Every building tells a story. Every building reveals things about itself. It tells you about the people who built it; it tells you about the values those people lived by.

In fact, all buildings tell the truth. They can’t lie. They are fundamentally honest and even if you program them to lie, they reveal that to the sharp eye.

So, what story should a schoolhouse tell? What stories can they tell. That depends on just what you want to teach.

They can tell a story of integrity, of durability, of capability; things all children should learn. In fact, it’s valuable for a building to tell a story of how it was made. More important, that story is most valuable if the schoolhouse was made well, by people who wanted it to last for a long time and serve children well.

But can it teach, actively teach? Can an art lab teach kids to see the world more clearly and help them tell a story of what they see? Can science lab help explain physics and biology? Better yet, can it stimulate curiosity in kids? Can it trigger questions now and then? Can it supplement the things a teacher shares?

“Why are the floors colder in the morning, why do the lights dim when the sun comes out? Why are those angled beams up there? Why are there so many books on the shelve? Actual books?

Can a classroom teach history, ethics, mathematics? Can a school house, by its design alone, teach kids to get along, to work out relationships and resolve conflicts?
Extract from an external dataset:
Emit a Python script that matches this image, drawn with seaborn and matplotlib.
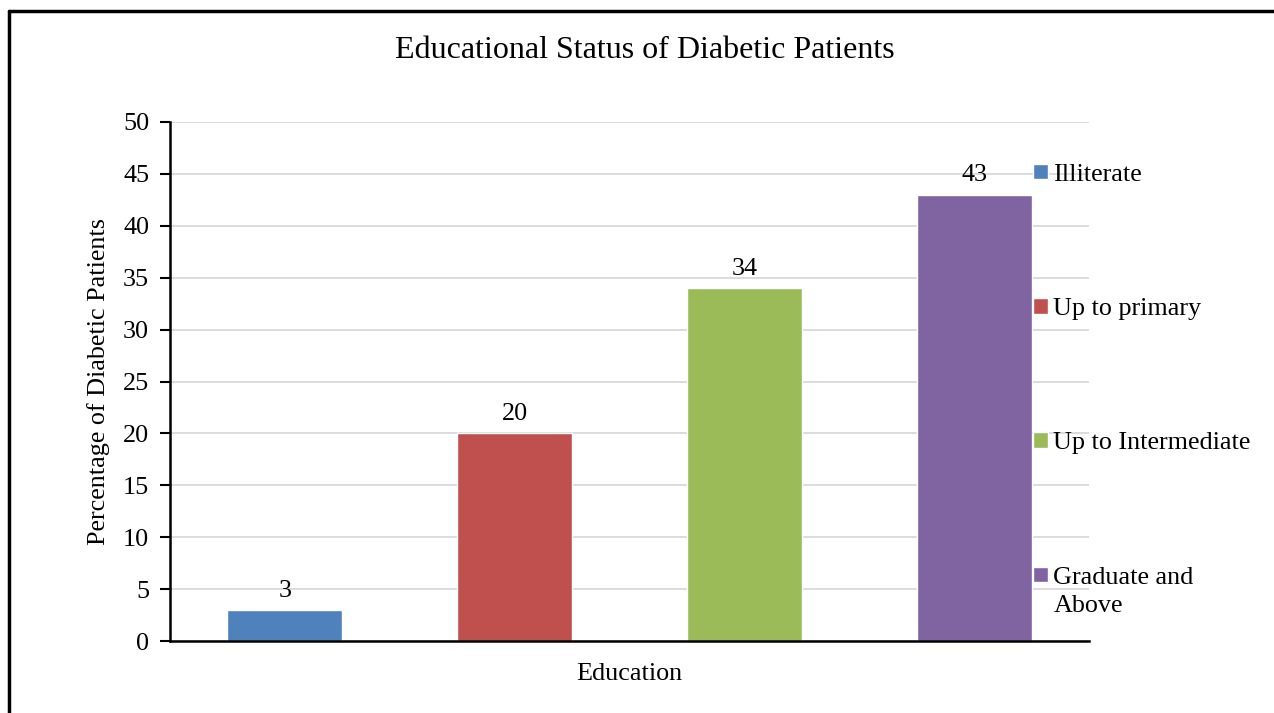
import matplotlib
matplotlib.use("Agg")
import matplotlib.pyplot as plt
from matplotlib.lines import Line2D
import seaborn as sns
import pandas as pd

# Education levels and share of diabetic patients (%)
categories = ["Illiterate", "Up to primary", "Up to Intermediate", "Graduate and\nAbove"]
percentages = [3, 20, 34, 43]
colors = ["#4F81BD", "#C0504D", "#9BBB59", "#8064A2"]
y_ticks = list(range(0, 51, 5))

sns.set_theme(style="white")
plt.rcParams["font.family"] = ["Liberation Serif", "DejaVu Serif"]
FS = 18.8

df = pd.DataFrame({"Education": categories, "Percent": percentages})

fig = plt.figure(figsize=(12.74, 7.13), dpi=100)
ax = fig.add_axes([170 / 1274, 72 / 713, 919 / 1274, 519 / 713])

sns.barplot(data=df, x="Education", y="Percent", hue="Education",
            palette=colors, width=0.5, saturation=1, legend=True, ax=ax)

ax.set_xlim(-0.5, 3.5)
ax.set_ylim(0, 50)
ax.set_yticks(y_ticks)
ax.set_yticklabels([str(t) for t in y_ticks], fontsize=FS, color="black")
ax.set_xticks([])
ax.tick_params(axis="y", which="both", left=True, length=7, width=1.5,
               color="black", pad=8)

ax.yaxis.grid(True, color="#D9D9D9", linewidth=1.3)
ax.set_axisbelow(True)
for side in ("top", "right"):
    ax.spines[side].set_visible(False)
for side in ("left", "bottom"):
    ax.spines[side].set_color("black")
    ax.spines[side].set_linewidth(1.8)

ax.set_xlabel("Education", fontsize=FS, color="black", labelpad=16)
ax.set_ylabel("Percentage of Diabetic Patients", fontsize=FS, color="black", labelpad=9)

for cont in ax.containers:
    ax.bar_label(cont, labels=[f"{v:g}" for v in cont.datavalues],
                 fontsize=FS, color="black", padding=6)

leg = ax.legend(loc="upper left", bbox_to_anchor=(0.928, 0.94), frameon=False,
                fontsize=FS, handlelength=0.55, handleheight=0.55,
                handletextpad=0.22, labelspacing=4.3, borderaxespad=0)
for t in leg.get_texts():
    t.set_color("black")
    t.set_linespacing(1.35)

# keep the swatch of the two-line entry level with its first line
for column in leg._legend_handle_box.get_children():
    for item in column.get_children():
        if "\n" in item.get_children()[1]._text.get_text():
            item.align = "top"

fig.text(645 / 1274, 1 - 50 / 713, "Educational Status of Diabetic Patients",
         ha="center", va="center", fontsize=23, color="black")

# frame along the left and top edges of the figure
fig.add_artist(Line2D([9 / 1274, 9 / 1274], [0, 1 - 11 / 713],
                      transform=fig.transFigure, color="black", linewidth=2.5))
fig.add_artist(Line2D([9 / 1274, 1], [1 - 11 / 713, 1 - 11 / 713],
                      transform=fig.transFigure, color="black", linewidth=2.5))

fig.savefig("out.png", dpi=100)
It can directly, through physical cues and components: Like a pattern of tiles that look like a cool graphic but actually represent a Fibonacci sequence.

They can do it indirectly by housing both students and teachers in a comfortable, dignified manner. Like proximities that mix teachers and students, older kids and younger kids, in diverse interactions that mimic real life. They can teach by ensuring that all the humanity of teaching is accommodated so that teaching can always, above all else, remain a fundamentally human undertaking.